As Bosnian Serb leader Radovan Karadzic waits to appear before the United Nations war crimes tribunal in The Hague, Serbian media is full of speculation about his mysterious disappearance 1996.
Bulgarian Focus news agency published a summery of publications in Serbian and Bosnian media suggesting that in 1996 Karadzic made a secret deal with former US envoy to Bosnia Richard Holbrooke who presided over the signing of the Dayton Peace Accords in 1995 that saw the end of three-and-a-half years of war in the former Yugoslavian republic of Bosnia.
Focus quoted Serbian Poitika daily, according to which Karadzic told Serbia's prosecutor-general that Holbrooke promised him that he would not be sent to The Hague tribunal.
The condition for that was for Karadzic to disappear from public life as he did in 1996.

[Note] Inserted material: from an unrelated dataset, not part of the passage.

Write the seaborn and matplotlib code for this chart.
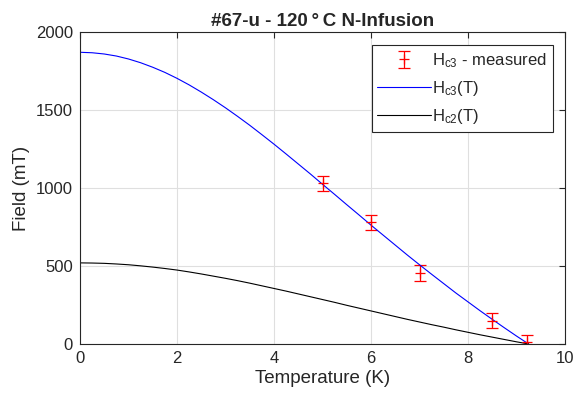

Radio Televisia Serbia said that Karadzic told this to the prosecutor just before being sent to The Hague on July 30 2008.
The TV station quotes former Alexa Buha, former foreign minister of Republika Srpska, who confirmed that such a Karadzic-Holbrooke agreement did exist.
“I was there when it happened in 1996 together with Holbrooke,” he said as quoted by Focus. “Holbrooke personally waved the agreement in front of me” Buha said. Furthermore, Buha said that such an agreement was also reached between Karadzic and former US state secretary Madeleine Albright.
In an interview for Bosnian Dnevni Avaz newspaper Holbrooke denied having signed any kind of agreement with Karadzic and said that he was ready to testify against Buha's claims.